Manulife Financial (TSX:MFC) is a global financial services provider with operations across Canada, Asia, the U.S., and Europe. It offers insurance, wealth management, and retirement solutions, generating revenue through premiums, investment income, and advisory fees. This diversified business model helps it stay resilient across different economic cycles.

MFC stock currently trades at $53.88 with a market cap of $33.4 billion. Over the past year, it has gained about 5% and offers a 4.6% dividend yield, paid quarterly. That steady dividend makes it an appealing option for investors looking to generate passive income while still staying exposed to financial sector growth.

Its recent performance has been driven by strong core earnings, which reached a record $7.5 billion in 2025, up 3% YoY (year-over-year) on a constant currency basis. Growth was particularly strong in Asia, where APE (annual premium equivalent) sales rose 18%, and new business CSM (contractual service margin) increased 27%. This highlights how important its Asian segment has become as a long-term growth driver.

Manulife is also expanding strategically. At the same time, it’s investing in innovation, using artificial intelligence (AI)-powered tools to improve the customer experience and streamline operations. Its $350 million investment in the Longevity Institute further highlights its long-term vision. All of these moves suggest the company isn’t just focused on the present, but also positioning itself for future growth.

Enbridge stock

Enbridge (TSX:ENB) is one of North America’s largest energy infrastructure companies, focused on transporting and storing crude oil, natural gas, and renewable energy. ENB stock trades at $44.18 with a market cap of $84.1 billion. It has gained over 10% in the past year and offers an attractive 7.3% dividend yield, paid quarterly. That high yield alone is enough to catch the attention of income-focused investors.
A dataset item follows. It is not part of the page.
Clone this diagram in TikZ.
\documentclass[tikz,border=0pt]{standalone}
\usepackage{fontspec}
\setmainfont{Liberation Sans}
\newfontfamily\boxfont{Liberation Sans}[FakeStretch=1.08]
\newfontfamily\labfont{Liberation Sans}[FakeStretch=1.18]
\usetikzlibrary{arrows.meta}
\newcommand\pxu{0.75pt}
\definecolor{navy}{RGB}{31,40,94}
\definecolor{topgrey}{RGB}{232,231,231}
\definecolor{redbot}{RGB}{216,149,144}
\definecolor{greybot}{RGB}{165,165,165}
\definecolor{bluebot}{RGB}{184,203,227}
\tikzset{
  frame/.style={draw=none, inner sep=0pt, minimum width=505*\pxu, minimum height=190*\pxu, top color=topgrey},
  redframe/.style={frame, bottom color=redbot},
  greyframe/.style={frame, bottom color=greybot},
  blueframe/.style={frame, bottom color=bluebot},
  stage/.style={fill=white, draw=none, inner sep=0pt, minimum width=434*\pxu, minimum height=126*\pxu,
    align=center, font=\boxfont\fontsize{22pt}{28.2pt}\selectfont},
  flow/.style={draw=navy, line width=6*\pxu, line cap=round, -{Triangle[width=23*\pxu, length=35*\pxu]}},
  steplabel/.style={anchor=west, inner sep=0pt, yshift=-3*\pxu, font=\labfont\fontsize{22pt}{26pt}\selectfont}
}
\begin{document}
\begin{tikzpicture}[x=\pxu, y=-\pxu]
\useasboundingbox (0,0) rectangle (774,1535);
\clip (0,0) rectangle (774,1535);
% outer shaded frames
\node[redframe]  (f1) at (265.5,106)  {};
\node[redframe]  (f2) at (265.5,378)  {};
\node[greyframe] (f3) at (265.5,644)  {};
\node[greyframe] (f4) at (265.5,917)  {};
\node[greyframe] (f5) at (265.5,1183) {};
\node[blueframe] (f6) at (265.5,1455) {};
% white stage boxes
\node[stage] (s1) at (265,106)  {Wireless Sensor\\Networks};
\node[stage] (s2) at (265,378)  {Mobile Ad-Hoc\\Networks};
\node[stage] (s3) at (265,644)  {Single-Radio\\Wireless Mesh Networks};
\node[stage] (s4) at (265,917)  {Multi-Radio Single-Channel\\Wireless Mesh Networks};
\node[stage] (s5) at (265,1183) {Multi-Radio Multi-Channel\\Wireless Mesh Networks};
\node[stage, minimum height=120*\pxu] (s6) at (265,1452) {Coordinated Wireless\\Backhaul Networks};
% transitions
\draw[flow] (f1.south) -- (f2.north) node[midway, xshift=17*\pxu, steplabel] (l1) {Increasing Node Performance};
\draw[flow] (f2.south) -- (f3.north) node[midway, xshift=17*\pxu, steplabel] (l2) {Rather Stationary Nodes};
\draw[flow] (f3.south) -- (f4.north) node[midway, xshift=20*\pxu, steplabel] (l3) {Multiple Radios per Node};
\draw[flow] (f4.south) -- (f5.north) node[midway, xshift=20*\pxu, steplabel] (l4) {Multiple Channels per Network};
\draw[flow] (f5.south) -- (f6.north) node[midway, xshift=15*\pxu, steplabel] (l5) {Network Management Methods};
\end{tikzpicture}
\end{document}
The company continues to deliver strong earnings and cash flow, supported by its extensive pipeline network and stable, fee-based business model. This means its revenue is less sensitive to short-term commodity price swings, which adds a layer of stability many investors look for during uncertain markets.
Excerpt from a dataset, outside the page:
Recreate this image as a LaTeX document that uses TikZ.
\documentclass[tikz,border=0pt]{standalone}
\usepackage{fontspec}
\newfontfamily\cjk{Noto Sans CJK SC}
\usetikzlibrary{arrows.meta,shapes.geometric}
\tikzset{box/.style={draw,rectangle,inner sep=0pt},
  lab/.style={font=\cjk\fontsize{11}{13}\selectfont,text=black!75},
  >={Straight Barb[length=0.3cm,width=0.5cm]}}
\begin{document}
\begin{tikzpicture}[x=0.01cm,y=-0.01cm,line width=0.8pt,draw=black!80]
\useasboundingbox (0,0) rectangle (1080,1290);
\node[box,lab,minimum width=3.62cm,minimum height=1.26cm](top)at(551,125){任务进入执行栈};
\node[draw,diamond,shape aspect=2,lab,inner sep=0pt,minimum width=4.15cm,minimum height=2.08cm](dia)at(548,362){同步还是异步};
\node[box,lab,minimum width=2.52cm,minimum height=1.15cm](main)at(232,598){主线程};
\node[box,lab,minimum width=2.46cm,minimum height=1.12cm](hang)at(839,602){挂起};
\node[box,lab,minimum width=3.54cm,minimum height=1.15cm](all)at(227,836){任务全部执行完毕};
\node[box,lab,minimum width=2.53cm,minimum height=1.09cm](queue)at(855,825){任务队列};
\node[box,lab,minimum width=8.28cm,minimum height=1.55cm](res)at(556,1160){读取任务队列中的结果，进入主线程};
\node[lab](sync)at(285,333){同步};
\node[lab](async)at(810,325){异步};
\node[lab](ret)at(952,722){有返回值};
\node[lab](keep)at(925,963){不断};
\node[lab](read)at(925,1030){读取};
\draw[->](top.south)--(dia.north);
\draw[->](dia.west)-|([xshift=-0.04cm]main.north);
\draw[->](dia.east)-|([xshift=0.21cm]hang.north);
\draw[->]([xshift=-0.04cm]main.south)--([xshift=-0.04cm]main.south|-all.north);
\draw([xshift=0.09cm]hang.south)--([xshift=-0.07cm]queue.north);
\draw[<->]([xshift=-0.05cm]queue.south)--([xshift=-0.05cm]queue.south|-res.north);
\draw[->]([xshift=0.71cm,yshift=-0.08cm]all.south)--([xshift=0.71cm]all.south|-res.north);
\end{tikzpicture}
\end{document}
At the same time, Enbridge is investing in renewable energy projects like wind and solar to diversify its revenue streams. This gradual shift shows that the company is adapting to the changing energy landscape while still maintaining its core operations.

Its long-term strategy includes expanding infrastructure and meeting growing energy demand across North America. With a focus on operational efficiency and disciplined capital allocation, Enbridge remains a reliable income-generating stock. For investors, it offers a mix of stability, income, and slow but steady growth.